When Google employees protested their company’s policies en masse in walkouts all over the world – organised through company e-mail – Google’s CEO and leadership publicly supported them. Behind their backs, though, they are trying very hard to make such protests much harder to organise.
Charming.
Do no evil. Heh.
https://imgflip.com/i/2rz71n
I don’t agree with some of the more ideological protests coming out of Google’s employee base, but I definitely want them to still have the right to do it without punitive reactions from their employers.
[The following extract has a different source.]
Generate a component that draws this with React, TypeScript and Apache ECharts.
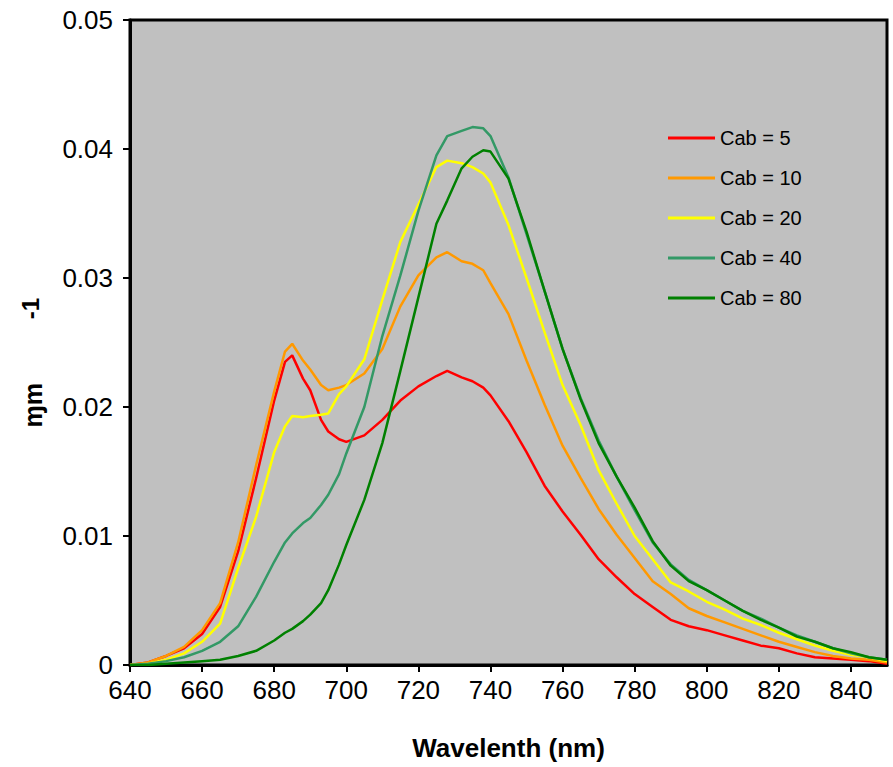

I’m not entirely sure that employers should even be given say when it comes to employee rights anyway. They have a vested interest in limiting or eliminating them, and their opinions aren’t really relevant when we’re talking about employee right anyway. The point is to give them the right to do things that employers probably don’t like. We wouldn’t need to make them legally protected rights otherwise.
Well, yeah, if we all agreed on a matter, there wouldn’t be ideological protests.
“I do not agree with what you have to say, but I’ll defend to the death your right to say it.”
And no, that’s not from Futurama – it’s Evelyn Hall.
Thanks, beat me to that response. Exactly what I meant.
I might not agree with every protest but they most definitely should have the right to organize and perform those protests.
And how does this hinder ideological protests and trigger punitive reactions?
um… huh?
The entire article is about google wanting to undo a precedent that prohibits employers from hintering ideological protests and using punitive reactions.
I’m saying that precedent should stand.